A mais recente bambeada — que veio não apenas para desequilibrar, mas para derrubar — foi a publicação, no último dia 24, do Ato Declaratório Executivo RFB 2/2025. Por meio dele, a Receita Federal oficializou o atingimento do limite de renúncia fiscal previsto no art. 4º-A da Lei 14.148/2021, conforme já antecipado em audiência pública no Congresso Nacional, em 12 de março de 2025.
Para contextualizar: o Perse foi instituído originalmente pela Lei 14.148/2021, concedendo a empresas do setor de eventos a redução a zero das alíquotas dos quatro principais tributos federais (PIS, Cofins, IRPJ e CSLL), pelo prazo de 60 meses, com término previsto para 18 de março de 2027.
Contudo, em 22 de maio de 2024, foi publicada a Lei 14.859/2024, que promoveu alterações substanciais: limitou a alíquota zero ao PIS e à Cofins nos exercícios de 2025 e 2026, revogou a isenção para IRPJ e CSLL (§12 do artigo 4º da Lei 14.592/2023) e estabeleceu um teto de R$ 15 bilhões para o custo fiscal do programa (artigo 4º-A da mesma lei).

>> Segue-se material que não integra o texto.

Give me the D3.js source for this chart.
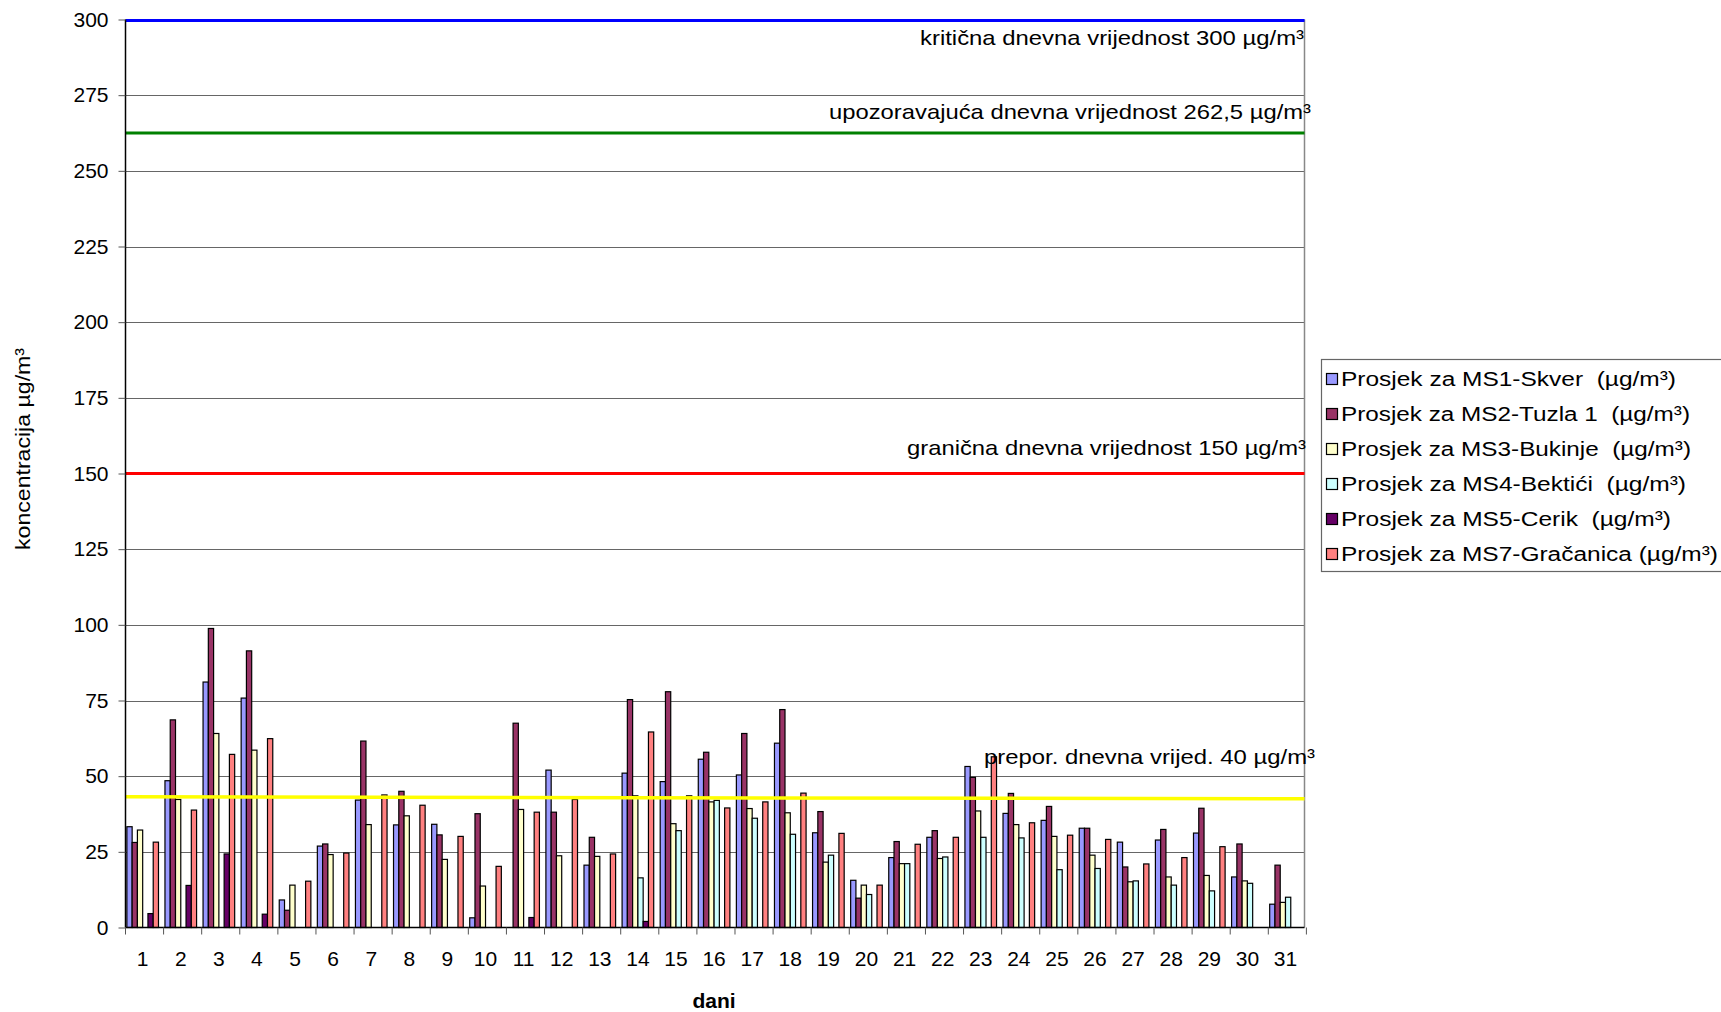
<!DOCTYPE html>
<html><head><meta charset="utf-8">
<script src="https://cdn.jsdelivr.net/npm/d3@7"></script>
<style>
html,body{margin:0;padding:0;background:#fff;}
svg text{font-family:"Liberation Sans",Arial,sans-serif;fill:#000;}
</style></head>
<body><svg id="c" width="1721" height="1012"></svg>
<script>
const days = ["1","2","3","4","5","6","7","8","9","10","11","12","13","14","15","16","17","18","19","20","21","22","23","24","25","26","27","28","29","30","31"];
const seriesNames = ["Prosjek za MS1-Skver  (µg/m³)","Prosjek za MS2-Tuzla 1  (µg/m³)","Prosjek za MS3-Bukinje  (µg/m³)","Prosjek za MS4-Bektići  (µg/m³)","Prosjek za MS5-Cerik  (µg/m³)","Prosjek za MS7-Gračanica (µg/m³)"];
const seriesColors = ["#9999FF","#993366","#FFFFCC","#CCFFFF","#660066","#FF8080"];
const ms1 = [33.3,48.5,81.1,75.8,9.1,26.9,42.1,33.9,34.1,3.2,null,52.0,20.6,51.0,48.2,55.6,50.4,60.9,31.3,15.6,23.1,29.8,53.2,37.7,35.4,32.8,28.2,28.9,31.2,16.7,7.7];
const ms2 = [28.1,68.6,98.8,91.4,5.7,27.6,61.6,45.0,30.6,37.6,67.5,38.1,29.8,75.3,77.9,57.9,64.1,72.0,38.3,9.7,28.4,32.0,49.6,44.3,40.0,32.8,20.0,32.4,39.4,27.6,20.6];
const ms3 = [32.2,42.3,64.1,58.6,14.0,24.1,34.0,36.9,22.5,13.7,39.0,23.7,23.5,43.5,34.3,41.5,39.3,37.9,21.6,14.0,21.1,22.8,38.5,34.0,30.1,23.9,15.1,16.7,17.2,15.4,8.3];
const ms4 = [null,null,null,null,null,null,null,null,null,null,null,null,null,16.4,32.0,42.0,36.1,30.8,23.9,10.9,21.1,23.3,29.8,29.6,19.1,19.5,15.4,14.0,12.1,14.6,10.0];
const ms5 = [4.6,13.9,24.3,4.4,null,null,null,null,null,null,3.3,null,null,2.0,null,null,null,null,null,null,null,null,null,null,null,null,null,null,null,null,null];
const ms7 = [28.2,38.8,57.2,62.4,15.3,24.6,43.8,40.4,30.1,20.2,38.1,42.3,24.3,64.6,43.5,39.5,41.5,44.4,31.1,14.0,27.5,29.8,56.4,34.6,30.5,29.1,21.0,23.1,26.7,null,null];
const yTicks = [0,25,50,75,100,125,150,175,200,225,250,275,300];
const limitValues = [300,262.5,150];
const limitColors = ["#0000FF","#008000","#FF0000"];
const limitLabels = ["kritična dnevna vrijednost 300 µg/m³","upozoravajuća dnevna vrijednost 262,5 µg/m³","granična dnevna vrijednost 150 µg/m³"];
const recLine = [43.2,42.5];
const recLabel = "prepor. dnevna vrijed. 40 µg/m³";

const allSeries = [ms1,ms2,ms3,ms4,ms5,ms7];
const svg = d3.select("#c");
const L=125.5, R=1304.5, T=19.5, B=927.5;
const y = d3.scaleLinear().domain([0,300]).range([B,T]);
const x0 = d3.scaleBand().domain(days).range([L,R]).paddingInner(0.17).paddingOuter(0.06).align(0.3);
const x1 = d3.scaleBand().domain(d3.range(6)).range([0,x0.bandwidth()]);

// gridlines
svg.append("g").selectAll("line").data(yTicks.filter(d=>d>0)).join("line")
  .attr("x1",L).attr("x2",R).attr("y1",d=>Math.round(y(d))+0.5).attr("y2",d=>Math.round(y(d))+0.5)
  .attr("stroke","#666").attr("stroke-width",1);
// right border
svg.append("line").attr("x1",R).attr("x2",R).attr("y1",T).attr("y2",B).attr("stroke","#888").attr("stroke-width",1.5);

// bars
const gBars = svg.append("g");
allSeries.forEach((s,si)=>{
  gBars.append("g").selectAll("rect").data(days.map((d,i)=>({d,v:s[i]})).filter(o=>o.v!=null)).join("rect")
    .attr("x",o=>x0(o.d)+x1(si)).attr("width",x1.bandwidth())
    .attr("y",o=>y(o.v)).attr("height",o=>B-y(o.v))
    .attr("fill",seriesColors[si]).attr("stroke","#000").attr("stroke-width",1.2);
});

// limit lines
limitValues.forEach((v,i)=>{
  svg.append("line").attr("x1",L).attr("x2",R).attr("y1",y(v)+(i===0?1:0)).attr("y2",y(v)+(i===0?1:0))
    .attr("stroke",limitColors[i]).attr("stroke-width",3);
});
svg.append("line").attr("x1",L).attr("x2",R).attr("y1",y(recLine[0])).attr("y2",y(recLine[1]))
  .attr("stroke","#FFFF00").attr("stroke-width",3.5);

// labels
const labelPos = [[920,45,384],[829,119,482],[907,455,399],[984,764,331]];
[...limitLabels,recLabel].forEach((t,i)=>{
  svg.append("text").attr("x",labelPos[i][0]).attr("y",labelPos[i][1]).attr("font-size",21)
    .attr("textLength",labelPos[i][2]).attr("lengthAdjust","spacingAndGlyphs").text(t);
});

// axes
const yAxis = svg.append("g").attr("transform",`translate(${L},0)`)
  .call(d3.axisLeft(y).tickValues(yTicks).tickSize(7).tickPadding(10).tickFormat(d3.format("d")));
yAxis.select(".domain").attr("stroke","#000").attr("stroke-width",1.5).attr("d",`M0,${T}V${B}`);
yAxis.selectAll(".tick line").attr("stroke","#555");
yAxis.selectAll("text").attr("font-size",21).style("font-family","Liberation Sans, Arial, sans-serif");

const xAxis = svg.append("g").attr("transform",`translate(0,${B})`)
  .call(d3.axisBottom(x0).tickSize(0).tickPadding(24));
xAxis.select(".domain").attr("stroke","#000").attr("stroke-width",1.5).attr("d",`M${L},0H${R}`);
xAxis.selectAll("text").attr("font-size",21).style("font-family","Liberation Sans, Arial, sans-serif");
const step = x0.step();
svg.append("g").selectAll("line").data(d3.range(days.length+1)).join("line")
  .attr("x1",i=>L+i*step).attr("x2",i=>L+i*step).attr("y1",B).attr("y2",B+7).attr("stroke","#555");

svg.append("text").attr("x",714).attr("y",1008).attr("text-anchor","middle").attr("font-size",21).attr("font-weight","bold").text("dani");
svg.append("text").attr("transform","translate(30,449) rotate(-90)").attr("text-anchor","middle").attr("font-size",20)
  .attr("textLength",202).attr("lengthAdjust","spacingAndGlyphs").text("koncentracija µg/m³");

// legend
const legendWidths = [335,349,350,345,330,377];
const lg = svg.append("g");
lg.append("rect").attr("x",1321.5).attr("y",359.5).attr("width",420).attr("height",212).attr("fill","#fff").attr("stroke","#666").attr("stroke-width",1.2);
seriesNames.forEach((n,i)=>{
  const cy = 379 + i*35;
  lg.append("rect").attr("x",1326.5).attr("y",cy-5.5).attr("width",11).attr("height",11).attr("fill",seriesColors[i]).attr("stroke","#000").attr("stroke-width",1.2);
  lg.append("text").attr("x",1341).attr("y",cy+7).attr("font-size",20).style("white-space","pre")
    .attr("textLength",legendWidths[i]).attr("lengthAdjust","spacingAndGlyphs").text(n);
});
</script></body></html>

Na prática, portanto, o ADE 2/2025 antecipa o fim do Perse para abril de 2025. Ora, se a antecipação do término da desoneração antes do prazo inicialmente previsto já era questionável, o que dizer de uma abrupta revogação? Quer dizer, ainda que a condição de término estivesse abstratamente prevista na norma, na prática ela cria uma significativa majoração de carga, sem dar ao contribuinte nenhuma margem de previsibilidade e calculabilidade.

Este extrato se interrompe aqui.